Reproduce, character for character, the lines below from the first through the one with "0.0058, 0.0049, 0.0038];". Leave pictures out.

#####

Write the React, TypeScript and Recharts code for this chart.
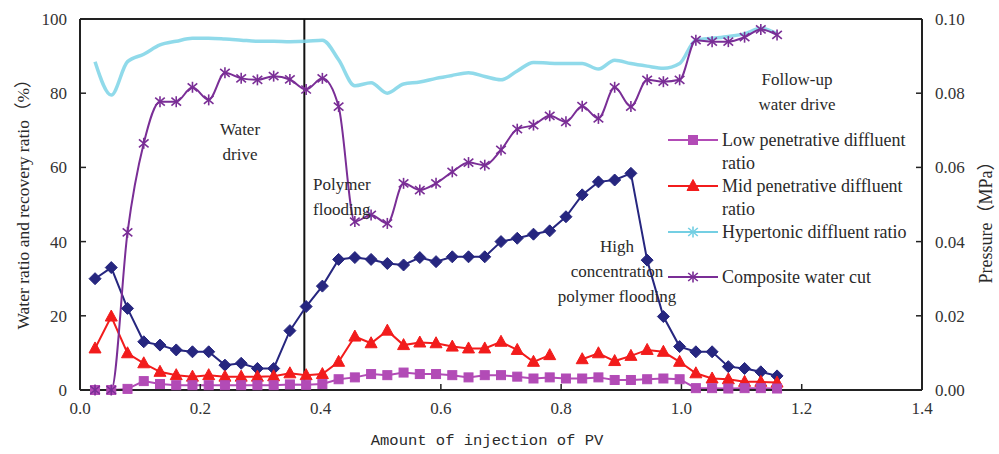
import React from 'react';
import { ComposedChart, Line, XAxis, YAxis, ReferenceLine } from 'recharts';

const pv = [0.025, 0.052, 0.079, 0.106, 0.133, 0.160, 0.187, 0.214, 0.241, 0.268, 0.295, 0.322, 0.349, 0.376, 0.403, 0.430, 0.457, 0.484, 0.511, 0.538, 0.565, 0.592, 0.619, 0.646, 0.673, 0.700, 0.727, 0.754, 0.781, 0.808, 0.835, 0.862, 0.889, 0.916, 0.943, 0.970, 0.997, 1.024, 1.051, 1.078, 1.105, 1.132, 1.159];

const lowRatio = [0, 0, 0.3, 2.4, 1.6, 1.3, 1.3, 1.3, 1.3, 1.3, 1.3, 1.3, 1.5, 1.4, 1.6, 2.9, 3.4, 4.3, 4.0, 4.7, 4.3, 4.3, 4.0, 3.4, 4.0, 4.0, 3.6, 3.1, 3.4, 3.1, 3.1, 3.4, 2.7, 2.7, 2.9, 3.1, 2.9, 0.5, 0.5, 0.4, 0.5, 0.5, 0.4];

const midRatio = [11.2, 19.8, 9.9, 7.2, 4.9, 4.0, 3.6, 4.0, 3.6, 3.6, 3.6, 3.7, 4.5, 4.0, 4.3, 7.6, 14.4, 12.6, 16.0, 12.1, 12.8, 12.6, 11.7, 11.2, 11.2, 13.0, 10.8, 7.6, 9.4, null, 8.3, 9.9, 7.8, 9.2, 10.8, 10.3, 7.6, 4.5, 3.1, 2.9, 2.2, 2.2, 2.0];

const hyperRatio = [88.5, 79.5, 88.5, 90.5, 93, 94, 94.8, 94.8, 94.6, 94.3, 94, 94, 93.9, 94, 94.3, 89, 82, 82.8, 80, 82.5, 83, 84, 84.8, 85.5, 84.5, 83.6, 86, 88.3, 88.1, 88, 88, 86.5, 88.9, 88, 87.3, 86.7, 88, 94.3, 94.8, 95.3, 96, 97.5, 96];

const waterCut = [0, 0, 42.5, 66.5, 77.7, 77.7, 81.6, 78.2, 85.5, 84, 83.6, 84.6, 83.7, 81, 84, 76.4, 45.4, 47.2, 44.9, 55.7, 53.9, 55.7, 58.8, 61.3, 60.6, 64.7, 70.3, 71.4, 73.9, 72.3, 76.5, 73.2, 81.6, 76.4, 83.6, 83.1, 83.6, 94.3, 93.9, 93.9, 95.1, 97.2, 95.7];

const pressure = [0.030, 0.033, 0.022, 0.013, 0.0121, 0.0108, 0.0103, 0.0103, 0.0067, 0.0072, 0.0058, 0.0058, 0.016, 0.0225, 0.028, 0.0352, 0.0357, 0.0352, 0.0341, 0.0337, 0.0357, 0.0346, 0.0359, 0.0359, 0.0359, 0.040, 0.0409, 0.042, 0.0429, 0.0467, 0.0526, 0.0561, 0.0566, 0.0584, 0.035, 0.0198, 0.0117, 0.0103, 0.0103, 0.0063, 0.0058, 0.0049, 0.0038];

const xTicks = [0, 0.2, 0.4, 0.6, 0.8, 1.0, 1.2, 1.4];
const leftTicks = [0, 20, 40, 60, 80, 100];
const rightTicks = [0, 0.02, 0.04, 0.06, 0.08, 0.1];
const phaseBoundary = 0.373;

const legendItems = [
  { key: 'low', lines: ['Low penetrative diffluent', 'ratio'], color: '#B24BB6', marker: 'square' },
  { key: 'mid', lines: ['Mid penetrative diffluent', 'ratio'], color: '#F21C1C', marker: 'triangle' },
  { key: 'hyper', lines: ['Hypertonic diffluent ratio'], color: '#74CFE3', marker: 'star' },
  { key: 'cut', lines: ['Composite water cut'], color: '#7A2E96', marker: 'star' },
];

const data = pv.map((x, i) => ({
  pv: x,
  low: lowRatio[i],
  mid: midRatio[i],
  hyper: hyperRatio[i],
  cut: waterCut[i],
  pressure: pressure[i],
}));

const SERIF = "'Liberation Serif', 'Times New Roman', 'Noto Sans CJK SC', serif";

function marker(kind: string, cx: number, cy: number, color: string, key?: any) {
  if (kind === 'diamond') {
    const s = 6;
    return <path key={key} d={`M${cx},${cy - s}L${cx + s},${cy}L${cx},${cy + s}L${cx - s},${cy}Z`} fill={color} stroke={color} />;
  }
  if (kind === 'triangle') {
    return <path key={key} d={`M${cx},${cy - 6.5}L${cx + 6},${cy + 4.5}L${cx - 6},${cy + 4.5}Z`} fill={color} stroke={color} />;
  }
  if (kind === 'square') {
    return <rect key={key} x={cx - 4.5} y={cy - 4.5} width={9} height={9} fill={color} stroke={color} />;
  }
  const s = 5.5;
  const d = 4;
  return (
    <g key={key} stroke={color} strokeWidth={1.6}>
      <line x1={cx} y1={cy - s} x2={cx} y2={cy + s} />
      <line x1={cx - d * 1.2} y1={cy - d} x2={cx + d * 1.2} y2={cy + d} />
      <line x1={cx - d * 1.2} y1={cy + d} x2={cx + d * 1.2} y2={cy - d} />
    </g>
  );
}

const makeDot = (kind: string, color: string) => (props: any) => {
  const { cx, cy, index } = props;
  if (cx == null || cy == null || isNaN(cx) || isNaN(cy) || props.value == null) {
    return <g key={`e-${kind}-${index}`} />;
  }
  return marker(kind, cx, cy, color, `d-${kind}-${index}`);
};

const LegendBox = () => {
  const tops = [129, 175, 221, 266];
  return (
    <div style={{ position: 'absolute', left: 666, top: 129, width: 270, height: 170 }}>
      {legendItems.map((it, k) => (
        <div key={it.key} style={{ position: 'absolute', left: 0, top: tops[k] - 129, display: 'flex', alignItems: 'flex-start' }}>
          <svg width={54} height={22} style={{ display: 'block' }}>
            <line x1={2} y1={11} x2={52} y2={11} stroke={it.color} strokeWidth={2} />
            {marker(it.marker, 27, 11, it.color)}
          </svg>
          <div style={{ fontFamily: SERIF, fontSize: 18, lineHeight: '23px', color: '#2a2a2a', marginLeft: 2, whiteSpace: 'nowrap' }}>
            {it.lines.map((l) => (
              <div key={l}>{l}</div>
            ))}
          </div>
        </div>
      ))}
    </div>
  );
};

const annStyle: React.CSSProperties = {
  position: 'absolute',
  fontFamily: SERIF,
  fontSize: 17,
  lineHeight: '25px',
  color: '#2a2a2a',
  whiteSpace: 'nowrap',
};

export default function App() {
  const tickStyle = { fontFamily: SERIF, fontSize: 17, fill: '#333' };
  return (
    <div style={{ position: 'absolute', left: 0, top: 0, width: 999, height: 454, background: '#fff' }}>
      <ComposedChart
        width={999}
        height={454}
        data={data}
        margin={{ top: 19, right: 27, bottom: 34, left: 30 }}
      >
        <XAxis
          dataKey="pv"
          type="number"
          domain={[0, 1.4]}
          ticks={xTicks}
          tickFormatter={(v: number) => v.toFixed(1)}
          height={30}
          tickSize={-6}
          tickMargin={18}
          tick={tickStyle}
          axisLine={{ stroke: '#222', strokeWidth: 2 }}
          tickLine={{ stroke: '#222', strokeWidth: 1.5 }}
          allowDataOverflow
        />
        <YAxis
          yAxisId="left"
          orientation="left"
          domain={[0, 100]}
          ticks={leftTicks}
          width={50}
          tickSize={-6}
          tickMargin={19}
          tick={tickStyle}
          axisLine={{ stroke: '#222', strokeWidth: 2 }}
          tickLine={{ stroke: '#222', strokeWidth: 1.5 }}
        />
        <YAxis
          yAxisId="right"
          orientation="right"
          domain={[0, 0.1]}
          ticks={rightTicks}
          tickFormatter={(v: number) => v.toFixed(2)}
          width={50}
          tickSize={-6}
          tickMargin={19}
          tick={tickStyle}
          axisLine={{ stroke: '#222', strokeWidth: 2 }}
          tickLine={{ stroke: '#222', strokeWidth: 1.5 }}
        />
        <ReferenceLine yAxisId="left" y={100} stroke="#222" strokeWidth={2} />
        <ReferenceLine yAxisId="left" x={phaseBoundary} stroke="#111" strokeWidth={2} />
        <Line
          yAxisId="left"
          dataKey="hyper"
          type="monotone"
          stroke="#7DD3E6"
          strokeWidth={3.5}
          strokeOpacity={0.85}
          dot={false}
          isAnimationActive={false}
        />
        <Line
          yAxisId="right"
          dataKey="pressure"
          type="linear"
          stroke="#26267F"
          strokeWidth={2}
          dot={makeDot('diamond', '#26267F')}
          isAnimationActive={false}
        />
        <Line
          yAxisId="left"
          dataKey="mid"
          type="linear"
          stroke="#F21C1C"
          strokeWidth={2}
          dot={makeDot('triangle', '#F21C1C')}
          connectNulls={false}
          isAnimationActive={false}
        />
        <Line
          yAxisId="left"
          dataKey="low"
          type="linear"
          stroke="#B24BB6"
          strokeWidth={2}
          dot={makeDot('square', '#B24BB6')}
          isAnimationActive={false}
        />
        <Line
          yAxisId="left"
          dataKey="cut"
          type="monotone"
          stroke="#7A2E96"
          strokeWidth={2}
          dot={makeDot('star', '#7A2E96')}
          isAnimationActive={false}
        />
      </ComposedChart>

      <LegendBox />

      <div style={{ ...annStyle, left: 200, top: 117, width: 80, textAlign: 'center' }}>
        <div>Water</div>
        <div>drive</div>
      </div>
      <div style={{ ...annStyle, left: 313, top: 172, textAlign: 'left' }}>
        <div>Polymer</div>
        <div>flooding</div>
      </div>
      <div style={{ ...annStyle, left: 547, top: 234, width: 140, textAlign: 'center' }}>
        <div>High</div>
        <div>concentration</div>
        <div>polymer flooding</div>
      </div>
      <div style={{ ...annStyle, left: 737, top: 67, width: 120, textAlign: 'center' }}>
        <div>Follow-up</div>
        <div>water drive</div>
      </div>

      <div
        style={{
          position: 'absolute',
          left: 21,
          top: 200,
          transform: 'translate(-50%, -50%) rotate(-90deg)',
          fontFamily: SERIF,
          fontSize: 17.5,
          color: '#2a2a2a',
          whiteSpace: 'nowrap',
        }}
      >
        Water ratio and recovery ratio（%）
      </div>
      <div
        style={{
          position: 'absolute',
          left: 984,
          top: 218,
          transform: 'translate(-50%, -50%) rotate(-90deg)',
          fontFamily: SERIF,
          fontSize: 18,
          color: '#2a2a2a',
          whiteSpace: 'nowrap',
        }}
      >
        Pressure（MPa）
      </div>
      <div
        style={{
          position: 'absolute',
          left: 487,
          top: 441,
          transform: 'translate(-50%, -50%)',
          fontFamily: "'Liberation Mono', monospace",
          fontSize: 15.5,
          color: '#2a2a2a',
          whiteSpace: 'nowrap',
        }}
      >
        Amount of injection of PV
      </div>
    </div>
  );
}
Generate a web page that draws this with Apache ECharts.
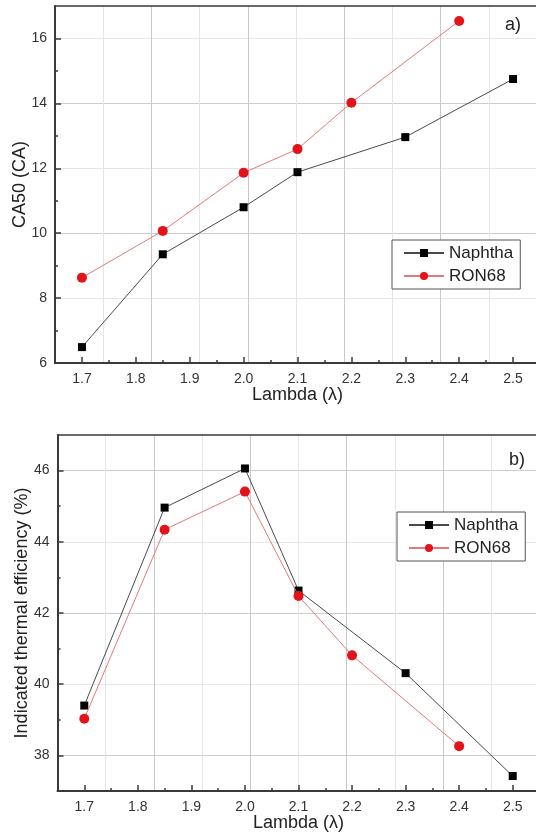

#####

=== SOLUTION TO THIS TASK ===
Write the React, TypeScript and Recharts code for this chart.
import React from 'react';
import { ComposedChart, Line, XAxis, YAxis, ReferenceLine } from 'recharts';

const pv = [0.025, 0.052, 0.079, 0.106, 0.133, 0.160, 0.187, 0.214, 0.241, 0.268, 0.295, 0.322, 0.349, 0.376, 0.403, 0.430, 0.457, 0.484, 0.511, 0.538, 0.565, 0.592, 0.619, 0.646, 0.673, 0.700, 0.727, 0.754, 0.781, 0.808, 0.835, 0.862, 0.889, 0.916, 0.943, 0.970, 0.997, 1.024, 1.051, 1.078, 1.105, 1.132, 1.159];

const lowRatio = [0, 0, 0.3, 2.4, 1.6, 1.3, 1.3, 1.3, 1.3, 1.3, 1.3, 1.3, 1.5, 1.4, 1.6, 2.9, 3.4, 4.3, 4.0, 4.7, 4.3, 4.3, 4.0, 3.4, 4.0, 4.0, 3.6, 3.1, 3.4, 3.1, 3.1, 3.4, 2.7, 2.7, 2.9, 3.1, 2.9, 0.5, 0.5, 0.4, 0.5, 0.5, 0.4];

const midRatio = [11.2, 19.8, 9.9, 7.2, 4.9, 4.0, 3.6, 4.0, 3.6, 3.6, 3.6, 3.7, 4.5, 4.0, 4.3, 7.6, 14.4, 12.6, 16.0, 12.1, 12.8, 12.6, 11.7, 11.2, 11.2, 13.0, 10.8, 7.6, 9.4, null, 8.3, 9.9, 7.8, 9.2, 10.8, 10.3, 7.6, 4.5, 3.1, 2.9, 2.2, 2.2, 2.0];

const hyperRatio = [88.5, 79.5, 88.5, 90.5, 93, 94, 94.8, 94.8, 94.6, 94.3, 94, 94, 93.9, 94, 94.3, 89, 82, 82.8, 80, 82.5, 83, 84, 84.8, 85.5, 84.5, 83.6, 86, 88.3, 88.1, 88, 88, 86.5, 88.9, 88, 87.3, 86.7, 88, 94.3, 94.8, 95.3, 96, 97.5, 96];

const waterCut = [0, 0, 42.5, 66.5, 77.7, 77.7, 81.6, 78.2, 85.5, 84, 83.6, 84.6, 83.7, 81, 84, 76.4, 45.4, 47.2, 44.9, 55.7, 53.9, 55.7, 58.8, 61.3, 60.6, 64.7, 70.3, 71.4, 73.9, 72.3, 76.5, 73.2, 81.6, 76.4, 83.6, 83.1, 83.6, 94.3, 93.9, 93.9, 95.1, 97.2, 95.7];

const pressure = [0.030, 0.033, 0.022, 0.013, 0.0121, 0.0108, 0.0103, 0.0103, 0.0067, 0.0072, 0.0058, 0.0058, 0.016, 0.0225, 0.028, 0.0352, 0.0357, 0.0352, 0.0341, 0.0337, 0.0357, 0.0346, 0.0359, 0.0359, 0.0359, 0.040, 0.0409, 0.042, 0.0429, 0.0467, 0.0526, 0.0561, 0.0566, 0.0584, 0.035, 0.0198, 0.0117, 0.0103, 0.0103, 0.0063, 0.0058, 0.0049, 0.0038];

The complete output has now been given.